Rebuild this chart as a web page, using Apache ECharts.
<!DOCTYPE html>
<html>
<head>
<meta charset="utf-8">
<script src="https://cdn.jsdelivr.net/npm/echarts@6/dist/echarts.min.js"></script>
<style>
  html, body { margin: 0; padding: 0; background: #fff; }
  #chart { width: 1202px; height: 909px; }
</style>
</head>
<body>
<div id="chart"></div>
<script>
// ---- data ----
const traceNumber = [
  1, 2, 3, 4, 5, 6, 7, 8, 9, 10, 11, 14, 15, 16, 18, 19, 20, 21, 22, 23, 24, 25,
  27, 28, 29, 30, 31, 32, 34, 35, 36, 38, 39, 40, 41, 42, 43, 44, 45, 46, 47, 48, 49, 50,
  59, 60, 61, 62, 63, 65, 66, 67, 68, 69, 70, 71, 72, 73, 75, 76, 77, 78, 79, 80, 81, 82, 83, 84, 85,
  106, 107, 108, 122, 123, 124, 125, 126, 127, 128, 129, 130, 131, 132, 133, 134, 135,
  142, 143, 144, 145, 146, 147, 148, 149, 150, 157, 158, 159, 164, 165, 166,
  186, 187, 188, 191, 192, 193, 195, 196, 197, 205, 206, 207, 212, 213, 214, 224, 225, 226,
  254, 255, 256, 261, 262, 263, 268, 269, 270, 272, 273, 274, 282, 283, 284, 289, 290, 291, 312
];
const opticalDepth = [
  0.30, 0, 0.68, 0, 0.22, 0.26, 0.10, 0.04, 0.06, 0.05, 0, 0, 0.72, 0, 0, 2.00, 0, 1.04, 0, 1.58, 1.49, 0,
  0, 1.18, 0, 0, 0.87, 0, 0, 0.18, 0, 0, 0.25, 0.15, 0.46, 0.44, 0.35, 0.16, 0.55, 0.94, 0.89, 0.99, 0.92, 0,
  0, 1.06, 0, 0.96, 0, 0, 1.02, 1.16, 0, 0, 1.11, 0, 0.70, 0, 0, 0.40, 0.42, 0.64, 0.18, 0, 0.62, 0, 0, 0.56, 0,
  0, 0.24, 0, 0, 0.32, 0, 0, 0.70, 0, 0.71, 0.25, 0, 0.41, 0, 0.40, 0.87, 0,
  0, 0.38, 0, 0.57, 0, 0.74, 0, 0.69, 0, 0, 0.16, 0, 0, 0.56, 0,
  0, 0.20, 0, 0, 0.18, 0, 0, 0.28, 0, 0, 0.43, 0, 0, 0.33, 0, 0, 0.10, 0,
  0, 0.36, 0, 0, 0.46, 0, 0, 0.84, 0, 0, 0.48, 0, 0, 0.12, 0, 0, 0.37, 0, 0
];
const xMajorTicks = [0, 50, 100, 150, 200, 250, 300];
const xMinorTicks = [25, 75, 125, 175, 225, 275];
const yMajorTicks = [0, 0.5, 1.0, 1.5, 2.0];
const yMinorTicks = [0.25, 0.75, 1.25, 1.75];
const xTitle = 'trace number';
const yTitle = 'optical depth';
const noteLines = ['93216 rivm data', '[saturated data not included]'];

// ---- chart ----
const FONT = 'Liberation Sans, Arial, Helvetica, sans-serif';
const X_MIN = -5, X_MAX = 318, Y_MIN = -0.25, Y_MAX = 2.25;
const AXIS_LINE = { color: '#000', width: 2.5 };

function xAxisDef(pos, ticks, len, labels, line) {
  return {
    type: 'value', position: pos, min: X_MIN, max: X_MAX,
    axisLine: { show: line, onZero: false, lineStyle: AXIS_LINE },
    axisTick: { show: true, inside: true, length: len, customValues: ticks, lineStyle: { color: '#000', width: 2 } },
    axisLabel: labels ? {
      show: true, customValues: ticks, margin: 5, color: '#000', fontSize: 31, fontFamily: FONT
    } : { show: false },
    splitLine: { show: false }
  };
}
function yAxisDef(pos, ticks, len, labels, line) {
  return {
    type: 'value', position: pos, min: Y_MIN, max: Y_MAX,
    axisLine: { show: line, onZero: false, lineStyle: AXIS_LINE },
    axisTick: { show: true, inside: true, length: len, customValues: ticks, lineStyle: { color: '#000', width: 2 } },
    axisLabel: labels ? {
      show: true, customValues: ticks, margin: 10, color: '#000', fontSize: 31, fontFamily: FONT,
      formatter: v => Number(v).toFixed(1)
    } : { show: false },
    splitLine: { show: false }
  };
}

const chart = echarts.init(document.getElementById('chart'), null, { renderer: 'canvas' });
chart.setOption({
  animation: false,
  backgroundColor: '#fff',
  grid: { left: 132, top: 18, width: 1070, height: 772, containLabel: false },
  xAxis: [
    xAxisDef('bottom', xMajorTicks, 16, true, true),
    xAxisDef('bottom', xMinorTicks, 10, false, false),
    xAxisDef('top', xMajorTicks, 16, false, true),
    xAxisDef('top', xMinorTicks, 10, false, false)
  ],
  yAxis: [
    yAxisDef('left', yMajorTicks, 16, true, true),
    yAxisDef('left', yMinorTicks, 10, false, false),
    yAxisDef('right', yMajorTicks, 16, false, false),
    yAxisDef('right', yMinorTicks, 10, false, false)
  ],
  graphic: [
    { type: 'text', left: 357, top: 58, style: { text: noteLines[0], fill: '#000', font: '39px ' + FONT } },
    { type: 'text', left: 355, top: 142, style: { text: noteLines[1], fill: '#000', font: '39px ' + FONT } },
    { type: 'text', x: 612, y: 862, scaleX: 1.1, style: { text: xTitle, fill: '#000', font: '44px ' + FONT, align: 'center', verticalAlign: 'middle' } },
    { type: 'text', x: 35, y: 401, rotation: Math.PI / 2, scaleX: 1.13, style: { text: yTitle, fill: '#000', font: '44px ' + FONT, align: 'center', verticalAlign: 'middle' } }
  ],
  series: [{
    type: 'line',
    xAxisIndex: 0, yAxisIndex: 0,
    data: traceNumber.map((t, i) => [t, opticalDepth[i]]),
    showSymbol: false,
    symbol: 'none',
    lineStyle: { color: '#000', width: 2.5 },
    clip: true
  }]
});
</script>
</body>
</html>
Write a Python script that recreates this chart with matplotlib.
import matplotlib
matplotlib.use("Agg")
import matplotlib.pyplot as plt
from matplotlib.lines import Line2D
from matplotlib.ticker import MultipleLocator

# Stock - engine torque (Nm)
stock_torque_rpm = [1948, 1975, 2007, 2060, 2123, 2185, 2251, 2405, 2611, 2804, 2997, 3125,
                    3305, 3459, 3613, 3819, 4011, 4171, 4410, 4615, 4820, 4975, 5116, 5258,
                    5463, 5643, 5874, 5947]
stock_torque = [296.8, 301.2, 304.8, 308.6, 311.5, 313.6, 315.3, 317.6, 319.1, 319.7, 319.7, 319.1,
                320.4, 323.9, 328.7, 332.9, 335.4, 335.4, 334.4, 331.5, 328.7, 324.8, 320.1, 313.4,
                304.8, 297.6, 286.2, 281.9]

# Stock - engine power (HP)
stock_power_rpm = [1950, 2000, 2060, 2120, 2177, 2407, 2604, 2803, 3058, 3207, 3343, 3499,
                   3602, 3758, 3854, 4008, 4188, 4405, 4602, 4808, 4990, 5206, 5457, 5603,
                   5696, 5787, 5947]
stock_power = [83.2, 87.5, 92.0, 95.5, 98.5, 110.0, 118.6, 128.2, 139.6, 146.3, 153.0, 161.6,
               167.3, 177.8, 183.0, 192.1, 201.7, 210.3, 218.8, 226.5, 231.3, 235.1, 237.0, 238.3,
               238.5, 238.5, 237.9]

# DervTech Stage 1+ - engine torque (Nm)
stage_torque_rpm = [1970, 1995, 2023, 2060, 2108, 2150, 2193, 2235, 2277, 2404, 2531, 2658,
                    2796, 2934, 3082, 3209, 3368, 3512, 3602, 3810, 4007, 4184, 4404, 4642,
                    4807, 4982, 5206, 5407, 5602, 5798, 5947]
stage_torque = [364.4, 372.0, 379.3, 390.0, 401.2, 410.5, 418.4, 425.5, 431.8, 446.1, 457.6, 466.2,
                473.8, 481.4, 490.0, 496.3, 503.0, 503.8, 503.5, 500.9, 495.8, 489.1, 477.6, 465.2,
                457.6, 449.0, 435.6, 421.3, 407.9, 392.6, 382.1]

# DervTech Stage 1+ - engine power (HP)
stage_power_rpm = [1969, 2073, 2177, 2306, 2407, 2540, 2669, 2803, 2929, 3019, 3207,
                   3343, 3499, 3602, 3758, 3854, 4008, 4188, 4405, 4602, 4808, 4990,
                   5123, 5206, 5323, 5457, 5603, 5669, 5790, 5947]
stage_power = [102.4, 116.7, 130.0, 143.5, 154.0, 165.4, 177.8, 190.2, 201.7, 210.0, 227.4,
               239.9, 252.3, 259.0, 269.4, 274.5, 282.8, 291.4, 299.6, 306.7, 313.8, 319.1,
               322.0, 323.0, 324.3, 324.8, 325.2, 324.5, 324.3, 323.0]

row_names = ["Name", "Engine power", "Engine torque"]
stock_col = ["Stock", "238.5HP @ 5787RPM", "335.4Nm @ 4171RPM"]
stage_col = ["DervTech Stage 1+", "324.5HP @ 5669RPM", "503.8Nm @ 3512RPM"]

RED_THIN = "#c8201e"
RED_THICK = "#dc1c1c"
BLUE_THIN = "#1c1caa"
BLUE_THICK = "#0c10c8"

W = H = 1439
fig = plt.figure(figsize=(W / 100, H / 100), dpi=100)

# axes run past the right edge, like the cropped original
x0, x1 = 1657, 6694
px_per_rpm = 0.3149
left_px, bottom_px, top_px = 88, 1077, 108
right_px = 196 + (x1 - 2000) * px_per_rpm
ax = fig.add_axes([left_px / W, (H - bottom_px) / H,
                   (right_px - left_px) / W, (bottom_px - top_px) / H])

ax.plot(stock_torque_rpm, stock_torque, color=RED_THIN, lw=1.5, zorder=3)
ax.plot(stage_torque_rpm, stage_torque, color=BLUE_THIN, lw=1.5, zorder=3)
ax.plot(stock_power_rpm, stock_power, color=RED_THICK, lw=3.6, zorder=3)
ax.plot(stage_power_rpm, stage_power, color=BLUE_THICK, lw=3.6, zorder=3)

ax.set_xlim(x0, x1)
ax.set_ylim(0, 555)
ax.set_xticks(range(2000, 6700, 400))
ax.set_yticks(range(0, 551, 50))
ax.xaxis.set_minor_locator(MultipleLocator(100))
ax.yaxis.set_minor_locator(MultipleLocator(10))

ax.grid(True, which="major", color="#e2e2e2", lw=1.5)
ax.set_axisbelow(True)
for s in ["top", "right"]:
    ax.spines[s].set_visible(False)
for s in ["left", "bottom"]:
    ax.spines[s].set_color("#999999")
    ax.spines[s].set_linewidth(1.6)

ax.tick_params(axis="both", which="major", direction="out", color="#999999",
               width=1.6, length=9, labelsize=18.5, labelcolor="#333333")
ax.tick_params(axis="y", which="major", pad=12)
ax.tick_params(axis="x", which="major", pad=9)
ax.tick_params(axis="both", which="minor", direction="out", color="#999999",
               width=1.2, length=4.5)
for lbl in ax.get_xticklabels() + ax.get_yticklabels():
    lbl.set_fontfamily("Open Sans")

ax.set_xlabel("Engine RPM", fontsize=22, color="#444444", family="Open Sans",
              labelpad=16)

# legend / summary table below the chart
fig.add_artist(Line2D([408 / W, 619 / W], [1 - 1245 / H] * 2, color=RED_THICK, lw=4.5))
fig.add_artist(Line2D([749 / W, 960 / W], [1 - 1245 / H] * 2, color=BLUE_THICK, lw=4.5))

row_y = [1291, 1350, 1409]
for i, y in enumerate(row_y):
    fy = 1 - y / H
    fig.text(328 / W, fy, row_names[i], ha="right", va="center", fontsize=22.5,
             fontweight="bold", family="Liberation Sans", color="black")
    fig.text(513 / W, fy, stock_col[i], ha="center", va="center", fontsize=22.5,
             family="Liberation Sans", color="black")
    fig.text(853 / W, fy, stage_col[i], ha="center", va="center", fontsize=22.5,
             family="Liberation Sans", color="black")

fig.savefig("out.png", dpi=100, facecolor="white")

_AIM OF THE EXERCISE:_ Exactly and exclusively, reproduce the lines that start at the line containing "Write a Python" and end at the line containing "from matplotlib.ticker import MultipleLocator", inclusive of both.

_RESPONSE:_
Write a Python script that recreates this chart with matplotlib.
import matplotlib
matplotlib.use("Agg")
import matplotlib.pyplot as plt
from matplotlib.lines import Line2D
from matplotlib.ticker import MultipleLocator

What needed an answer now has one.